When you submit to a porno scan, you can be quite certain that your sex organs are the first thing the voyeur examines. Then the rest of your body is scrutinized for as long as the jaded voyeur finds it pleasurable. Those with unusual or particularly attractive physiques will be given especially careful scrutiny, with the most interesting images captured on cell phones or other devices, including the scanner itself. You will be free to go only if the pervert in the dark room fails to find anything at all different about your body.







November 5th, 2010 at 7:32 am
I’ve recently set up a Facebook page about this nonsense, just in case anyone wants to “like” it. I’ll be posting constant updates on the latest outrages (and linking to your great blog posts, Claire! :-)). http://www.facebook.com/pages/Boycott-Flying/126801010710392
November 5th, 2010 at 7:44 am
Mark — THANK YOU.
Among other things, that’s the first Facebook page I’ve ever visited that didn’t seem boring and trivial! I see familiar names among the people who like it. I look forward to seeing lots of UNfamiliar names, and great links, soon. What a great thing to do. Thanks for kicking it off with a link to this blog. You’ll have no shortage of material, from here, LRC.com and elsewhere.

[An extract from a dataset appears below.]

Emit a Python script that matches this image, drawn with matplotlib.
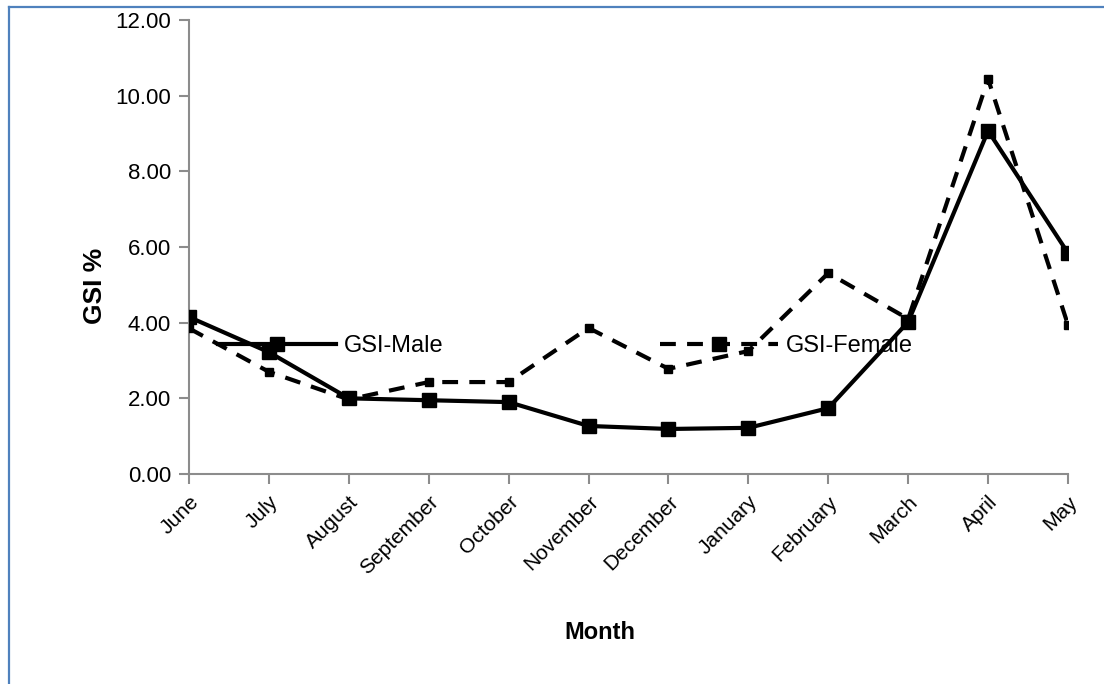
import matplotlib
matplotlib.use("Agg")
import matplotlib.pyplot as plt
from matplotlib.lines import Line2D

plt.rcParams['font.family'] = ['Liberation Sans', 'DejaVu Sans']

months = ["June", "July", "August", "September", "October", "November",
          "December", "January", "February", "March", "April", "May"]
gsi_male = [4.15, 3.22, 2.00, 1.95, 1.90, 1.27, 1.19, 1.22, 1.74, 4.02, 9.07, 5.84]
gsi_female = [3.85, 2.70, 1.97, 2.43, 2.43, 3.86, 2.78, 3.25, 5.31, 4.10, 10.44, 3.94]
y_ticks = [0, 2, 4, 6, 8, 10, 12]

W, H = 1104, 684
fig = plt.figure(figsize=(W / 100, H / 100), dpi=100)
ax = fig.add_axes([189 / W, 1 - 474 / H, (1068 - 189) / W, (474 - 20) / H])

x = list(range(len(months)))
dash = (0, (3.8, 2.7))
ax.plot(x, gsi_female, color='black', lw=3, linestyle=dash,
        marker='s', markersize=6, zorder=3)
ax.plot(x, gsi_male, color='black', lw=3, linestyle='-',
        marker='s', markersize=9.5, zorder=4)

ax.set_xlim(0, len(months) - 1)
ax.set_ylim(0, 12)
ax.set_yticks(y_ticks)
ax.set_yticklabels([f"{v:.2f}" for v in y_ticks], fontsize=16)
ax.set_xticks(x)
ax.set_xticklabels(months, rotation=45, ha='right', rotation_mode='anchor',
                   fontsize=15)

gray = '#8c8c8c'
for side in ('top', 'right'):
    ax.spines[side].set_visible(False)
for side in ('left', 'bottom'):
    ax.spines[side].set_color(gray)
    ax.spines[side].set_linewidth(1.5)
    ax.spines[side].set_zorder(1)
ax.tick_params(axis='both', direction='out', length=7, width=1.5, color=gray)
ax.tick_params(axis='y', pad=6)
ax.tick_params(axis='x', pad=6)

ax.set_ylabel("GSI %", fontsize=19, fontweight='bold')
ax.yaxis.set_label_coords((107 - 189) / 879, (474 - 286) / 454)
ax.set_xlabel("Month", fontsize=17, fontweight='bold')
ax.xaxis.set_label_coords((600 - 189) / 879, (474 - 621) / 454)

# Legend entries placed on one row inside the plot
male_handle = Line2D([], [], color='black', lw=3, linestyle='-',
                     marker='s', markersize=9.5)
female_handle = Line2D([], [], color='black', lw=3, linestyle=dash,
                       marker='s', markersize=9.5)
legend_y = 1 - 346 / H
fs = 17
for handle, label, x0 in ((male_handle, "GSI-Male", 218),
                          (female_handle, "GSI-Female", 660)):
    leg = fig.legend([handle], [label], loc='center left',
                     bbox_to_anchor=(x0 / W, legend_y), frameon=False,
                     fontsize=fs, handlelength=5.0, handletextpad=0.35,
                     borderpad=0, borderaxespad=0, numpoints=1)
    leg.set_zorder(2)

# Outer frame lines along the top and left edges
frame_color = '#4f81bd'
fig.add_artist(Line2D([9 / W, 1], [1 - 7 / H, 1 - 7 / H], color=frame_color,
                      lw=1.6, transform=fig.transFigure))
fig.add_artist(Line2D([9 / W, 9 / W], [0, 1 - 7 / H], color=frame_color,
                      lw=1.6, transform=fig.transFigure))

fig.savefig("out.png", dpi=100, facecolor='white')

November 5th, 2010 at 8:00 am
No kidding! I’m inundated with material, already (especially this morning)! I was surprised that no one else had started up a similar page, so I went ahead and did it myself. Now I’m just trying to get the word out. I KNOW there are a lot of people who feel the same way. Thanks for the good vibes! :-)
November 5th, 2010 at 8:01 am
http://finance.yahoo.com/news/Opt-Out-of-a-Body-Scan-Then-nytimes-3016411705.html?x=0
And there’s another good link (via Wendy McElroy). This one from a mainstream source. The most interesting thing comes at the very end — with the Orwellian claims that “we’ve always done it this way.” That seems to be a new twist.
Pity the attitude of the writer is so meek, despite his protests.
November 5th, 2010 at 8:07 am
Mark- I had already “liked” your page.
You know, I enjoy looking at naked bodies- well, of certain females- but only if they were naked by choice. I would get no pleasure from forcing someone to show themselves to me. A “expose yourself or you don’t get to go where you want/need to go” ultimatum is force. It is coercion. If I were to do something similar the “authorities” would charge me with some sexual crime. Plus, I would know that I had become a sexual predator. The fact that these “people” can do this “job” and live with themselves shows how devoid of humanity they are. Perhaps they are evolving to be a part of the machines they use. Porno-cyborgs (The Porg?) who can’t even relate to the real humans anymore. It really infuriates me that when my daughter looks up at a plane passing overhead and says “I can ride on a plane someday” I have to lie and say “Sure”.
November 5th, 2010 at 8:12 am
I know, Kent. And I appreciate it. And if you ever feel like it and get a chance to suggest it to your THOUSANDS of “friends”, I’d be ecstatic. :-) . And thanks for the link, Claire!
November 5th, 2010 at 9:59 am
well people… I say get a rope…get a lot of ropes…………
November 5th, 2010 at 10:08 am
Either that, or a lot of tar, feathers and rails… :-)
November 5th, 2010 at 11:28 am
The “monopoly” part made me do a double take. Even most monopolies actually have a product or service at least SOME people want and would pay for.
The actual market for the prono-groper monopoly would be vanishingly small without the double whammy of government coercion and the need to fly… soon to be bus, train, subway, car, walking down the road…
It will only change when either the halls of government are echo empty. Preferably with no stone left on another and the ground salted.
November 5th, 2010 at 11:38 am
OOps, incomplete edit. Originally was going to say “either the halls of government or the airports are echo empty.”
Lots of things are going to be empty pretty soon, such as grocery stores.